[begin COLLECTED MATERIAL]

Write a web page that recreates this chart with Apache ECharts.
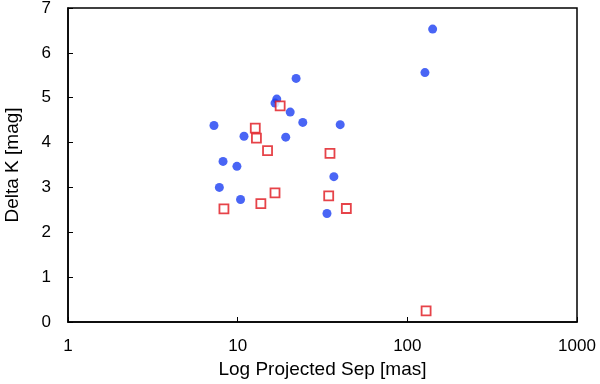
<!DOCTYPE html>
<html>
<head>
<meta charset="utf-8">
<script src="https://cdn.jsdelivr.net/npm/echarts@6/dist/echarts.min.js"></script>
<style>
  html, body { margin: 0; padding: 0; background: #fff; }
  #main { width: 600px; height: 384px; }
</style>
</head>
<body>
<div id="main"></div>
<script>
// blue filled circles
var blueSep = [7.25, 7.8, 8.2, 9.9, 10.4, 10.9, 17.0, 16.6, 20.4, 19.2, 24.2, 22.1, 40.2, 36.9, 33.6, 141, 127];
var blueDK  = [4.38, 3.0, 3.58, 3.47, 2.73, 4.14, 4.97, 4.88, 4.68, 4.12, 4.45, 5.43, 4.4, 3.24, 2.42, 6.53, 5.56];

// red open squares
var redSep = [8.3, 12.7, 12.9, 15.0, 13.7, 16.6, 17.8, 35.0, 34.4, 43.7, 129];
var redDK  = [2.52, 4.32, 4.1, 3.82, 2.64, 2.88, 4.82, 3.76, 2.81, 2.53, 0.25];

function pairs(xs, ys) {
    var out = [];
    for (var i = 0; i < xs.length; i++) {
        out.push([xs[i], ys[i]]);
    }
    return out;
}

var myChart = echarts.init(document.getElementById('main'));
var font = 'Liberation Sans, Arial, sans-serif';
var option = {
    animation: false,
    grid: {
        left: 68,
        right: 23,
        top: 8,
        bottom: 62,
        outerBoundsMode: 'none',
        containLabel: false,
        show: true,
        borderColor: '#000',
        borderWidth: 1.5
    },
    xAxis: {
        type: 'log',
        logBase: 10,
        min: 1,
        max: 1000,
        name: 'Log Projected Sep [mas]',
        nameLocation: 'middle',
        nameGap: 32,
        nameTextStyle: { fontFamily: font, fontSize: 19, color: '#000' },
        axisLine: { lineStyle: { color: '#000', width: 1.5 } },
        axisTick: { inside: true, length: 5, lineStyle: { color: '#000' } },
        minorTick: { show: false },
        axisLabel: {
            fontFamily: font, fontSize: 17, color: '#000', margin: 16,
            formatter: function (v) { return String(Math.round(v)); }
        },
        splitLine: { show: false }
    },
    yAxis: {
        type: 'value',
        min: 0,
        max: 7,
        interval: 1,
        name: 'Delta K [mag]',
        nameLocation: 'middle',
        nameGap: 46,
        nameTextStyle: { fontFamily: font, fontSize: 19, color: '#000' },
        axisLine: { show: true, lineStyle: { color: '#000', width: 1.5 } },
        axisTick: { show: true, inside: true, length: 5, lineStyle: { color: '#000' } },
        axisLabel: { fontFamily: font, fontSize: 17, color: '#000', margin: 17 },
        splitLine: { show: false }
    },
    series: [
        {
            name: 'blue',
            type: 'scatter',
            symbol: 'circle',
            symbolSize: 9,
            data: pairs(blueSep, blueDK),
            itemStyle: { color: '#1c3ff2' }
        },
        {
            name: 'red',
            type: 'scatter',
            symbol: 'rect',
            symbolSize: 9,
            data: pairs(redSep, redDK),
            itemStyle: { color: '#fff', borderColor: '#e0141c', borderWidth: 1.8 }
        }
    ]
};
myChart.setOption(option);
</script>
</body>
</html>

[end COLLECTED MATERIAL]

EXERCISE GOAL
The data above should be repeated exactly, minus any pictures.

WRITTEN RESPONSE
Write a web page that recreates this chart with Apache ECharts.
<!DOCTYPE html>
<html>
<head>
<meta charset="utf-8">
<script src="https://cdn.jsdelivr.net/npm/echarts@6/dist/echarts.min.js"></script>
<style>
  html, body { margin: 0; padding: 0; background: #fff; }
  #main { width: 600px; height: 384px; }
</style>
</head>
<body>
<div id="main"></div>
<script>
// blue filled circles
var blueSep = [7.25, 7.8, 8.2, 9.9, 10.4, 10.9, 17.0, 16.6, 20.4, 19.2, 24.2, 22.1, 40.2, 36.9, 33.6, 141, 127];
var blueDK  = [4.38, 3.0, 3.58, 3.47, 2.73, 4.14, 4.97, 4.88, 4.68, 4.12, 4.45, 5.43, 4.4, 3.24, 2.42, 6.53, 5.56];

// red open squares
var redSep = [8.3, 12.7, 12.9, 15.0, 13.7, 16.6, 17.8, 35.0, 34.4, 43.7, 129];
var redDK  = [2.52, 4.32, 4.1, 3.82, 2.64, 2.88, 4.82, 3.76, 2.81, 2.53, 0.25];

function pairs(xs, ys) {
    var out = [];
    for (var i = 0; i < xs.length; i++) {
        out.push([xs[i], ys[i]]);
    }
    return out;
}

var myChart = echarts.init(document.getElementById('main'));
var font = 'Liberation Sans, Arial, sans-serif';
var option = {
    animation: false,
    grid: {
        left: 68,
        right: 23,
        top: 8,
        bottom: 62,
        outerBoundsMode: 'none',
        containLabel: false,
        show: true,
        borderColor: '#000',
        borderWidth: 1.5
    },
    xAxis: {
        type: 'log',
        logBase: 10,
        min: 1,
        max: 1000,
        name: 'Log Projected Sep [mas]',
        nameLocation: 'middle',
        nameGap: 32,
        nameTextStyle: { fontFamily: font, fontSize: 19, color: '#000' },
        axisLine: { lineStyle: { color: '#000', width: 1.5 } },
        axisTick: { inside: true, length: 5, lineStyle: { color: '#000' } },
        minorTick: { show: false },
        axisLabel: {
            fontFamily: font, fontSize: 17, color: '#000', margin: 16,
            formatter: function (v) { return String(Math.round(v)); }
        },
        splitLine: { show: false }
    },
    yAxis: {
        type: 'value',
        min: 0,
        max: 7,
        interval: 1,
        name: 'Delta K [mag]',
        nameLocation: 'middle',
        nameGap: 46,
        nameTextStyle: { fontFamily: font, fontSize: 19, color: '#000' },
        axisLine: { show: true, lineStyle: { color: '#000', width: 1.5 } },
        axisTick: { show: true, inside: true, length: 5, lineStyle: { color: '#000' } },
        axisLabel: { fontFamily: font, fontSize: 17, color: '#000', margin: 17 },
        splitLine: { show: false }
    },
    series: [
        {
            name: 'blue',
            type: 'scatter',
            symbol: 'circle',
            symbolSize: 9,
            data: pairs(blueSep, blueDK),
            itemStyle: { color: '#1c3ff2' }
        },
        {
            name: 'red',
            type: 'scatter',
            symbol: 'rect',
            symbolSize: 9,
            data: pairs(redSep, redDK),
            itemStyle: { color: '#fff', borderColor: '#e0141c', borderWidth: 1.8 }
        }
    ]
};
myChart.setOption(option);
</script>
</body>
</html>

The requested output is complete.